Linear Regression – Intuitive Explanation of Multicollinearity Issues

faqintuitionmulticollinearityregression

The wiki discusses the problems that arise when multicollinearity is an issue in linear regression. The basic problem is multicollinearity results in unstable parameter estimates which makes it very difficult to assess the effect of independent variables on dependent variables.

I understand the technical reasons behind the problems (may not be able to invert $X' X$, ill-conditioned $X' X$ etc) but I am searching for a more intuitive (perhaps geometric?) explanation for this issue.

Is there a geometric or perhaps some other form of easily understandable explanation as to why multicollinearity is problematic in the context of linear regression?

Best Answer

Consider the simplest case where $Y$ is regressed against $X$ and $Z$ and where $X$ and $Z$ are highly positively correlated. Then the effect of $X$ on $Y$ is hard to distinguish from the effect of $Z$ on $Y$ because any increase in $X$ tends to be associated with an increase in $Z$.

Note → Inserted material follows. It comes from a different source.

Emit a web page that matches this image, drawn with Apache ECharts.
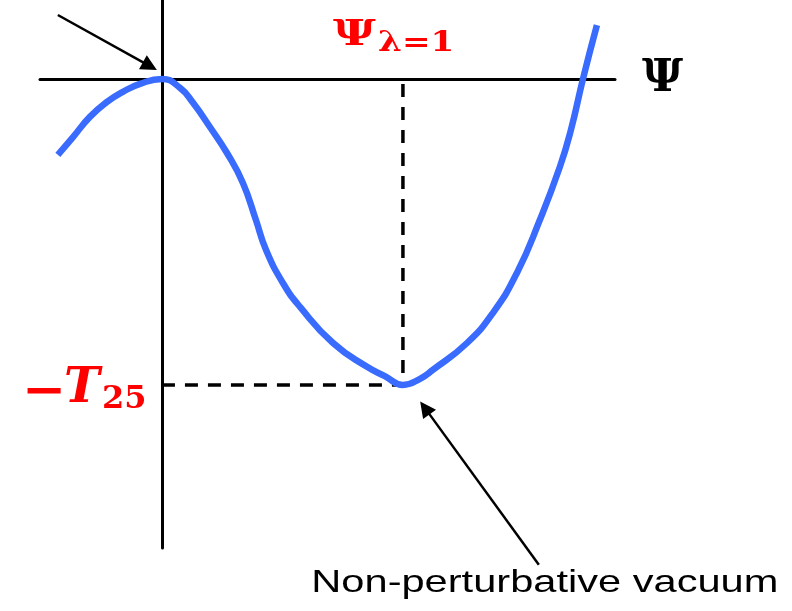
<!DOCTYPE html>
<html>
<head>
<meta charset="utf-8">
<script src="https://cdn.jsdelivr.net/npm/echarts@6/dist/echarts.min.js"></script>
<style>
html, body { margin: 0; padding: 0; background: #fff; }
#main { width: 792px; height: 611px; }
</style>
</head>
<body>
<div id="main"></div>
<script>
// 势能曲线 x 以 Ψ_{λ=1} 为单位, y 以 T25 为单位
const curveX = [-0.432, -0.369, -0.299, -0.228, -0.162, -0.091, 0, 0.075, 0.129, 0.199, 0.270, 0.336,
    0.390, 0.432, 0.502, 0.573, 0.710, 0.851, 0.925, 1.0, 1.071, 1.124, 1.266, 1.373, 1.473, 1.568, 1.651, 1.697, 1.747, 1.805];
const curveY = [-0.248, -0.190, -0.124, -0.075, -0.042, -0.016, 0, -0.029, -0.078, -0.157, -0.242, -0.340,
    -0.461, -0.559, -0.667, -0.745, -0.863, -0.941, -0.971, -1.0, -0.980, -0.951, -0.863, -0.765, -0.634, -0.461, -0.288, -0.167, 0, 0.176];
const psiOne = 1;      // Ψ_{λ=1}
const vacuumY = -1;    // −T25
// 箭头 [起点, 终点]
const arrowTop = [[-0.432, 0.209], [-0.050, 0.042]];
const arrowVac = [[1.564, -1.588], [1.091, -1.075]];

const xRange = [-0.506, 1.88];
const yRange = [-1.533, 0.258];

const chart = echarts.init(document.getElementById('main'));

const axisCommon = {
    type: 'value',
    axisLine: { show: true, onZero: true, lineStyle: { color: '#000', width: 3 } },
    axisTick: { show: false },
    axisLabel: { show: false },
    splitLine: { show: false }
};

chart.setOption({
    animation: false,
    backgroundColor: '#fff',
    grid: { left: 40, right: 177, top: 0, bottom: 63 },
    xAxis: Object.assign({}, axisCommon, {
        min: xRange[0], max: xRange[1],
        name: 'Ψ',
        nameLocation: 'end',
        nameGap: 27,
        nameTextStyle: { fontFamily: 'DejaVu Serif', fontWeight: 'bold', fontSize: 45, color: '#000', padding: [0, 0, 6, 0] }
    }),
    yAxis: Object.assign({}, axisCommon, { min: yRange[0], max: yRange[1] }),
    series: [
        {
            // 虚线: −T25 与 Ψ_{λ=1}
            type: 'line',
            data: [[0, vacuumY], [psiOne, vacuumY], [psiOne, 0]],
            showSymbol: false,
            lineStyle: { color: '#000', width: 3.5, type: [13, 10] },
            z: 1
        },
        {
            type: 'line',
            data: curveX.map((x, i) => [x, curveY[i]]),
            smooth: 0.5,
            showSymbol: false,
            lineStyle: { color: '#3a6bff', width: 6.5 },
            z: 3
        },
        {
            type: 'lines',
            coordinateSystem: 'cartesian2d',
            clip: false,
            symbol: ['none', 'triangle'],
            symbolSize: 16,
            lineStyle: { color: '#000', width: 2.5, opacity: 1 },
            data: [{ coords: arrowTop }, { coords: arrowVac }],
            z: 4
        }
    ]
});

// 文字标注 (原图文字横向被拉宽, 用 scaleX 还原)
const px = (p) => chart.convertToPixel({ gridIndex: 0 }, p);
const pPsi = px([psiOne, 0]);
const pT = px([0, vacuumY]);
const pVac = px(arrowVac[0]);
const red = '#ff0000';

function txt(x, y, text, size, sx, extra) {
    return {
        type: 'text', x: x, y: y, scaleX: sx,
        style: Object.assign({
            text: text, fontSize: size, fontFamily: 'DejaVu Serif', fontWeight: 'bold',
            fill: red, align: 'left', verticalAlign: 'middle'
        }, extra || {})
    };
}

chart.setOption({
    graphic: [
        txt(pPsi[0] - 70, pPsi[1] - 43, 'Ψ', 36, 1.3),
        txt(pPsi[0] - 25, pPsi[1] - 35, 'λ=1', 28, 1.22),
        txt(pT[0] - 140, pT[1] + 9, '−', 48, 1.1),
        txt(pT[0] - 98, pT[1] + 5, 'T', 48, 1.0, { fontStyle: 'italic' }),
        txt(pT[0] - 60, pT[1] + 15, '25', 32, 1.0),
        txt(pVac[0] + 6, pVac[1] + 18, 'Non-perturbative vacuum', 32, 1.3,
            { fontFamily: 'Liberation Sans', fontWeight: 'normal', fill: '#000', align: 'center' })
    ]
});
</script>
</body>
</html>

Another way to look at this is to consider the equation. If we write $Y = b_0 + b_1X + b_2Z + e$, then the coefficient $b_1$ is the increase in $Y$ for every unit increase in $X$ while holding $Z$ constant. But in practice, it is often impossible to hold $Z$ constant and the positive correlation between $X$ and $Z$ mean that a unit increase in $X$ is usually accompanied by some increase in $Z$ at the same time.

A similar but more complicated explanation holds for other forms of multicollinearity.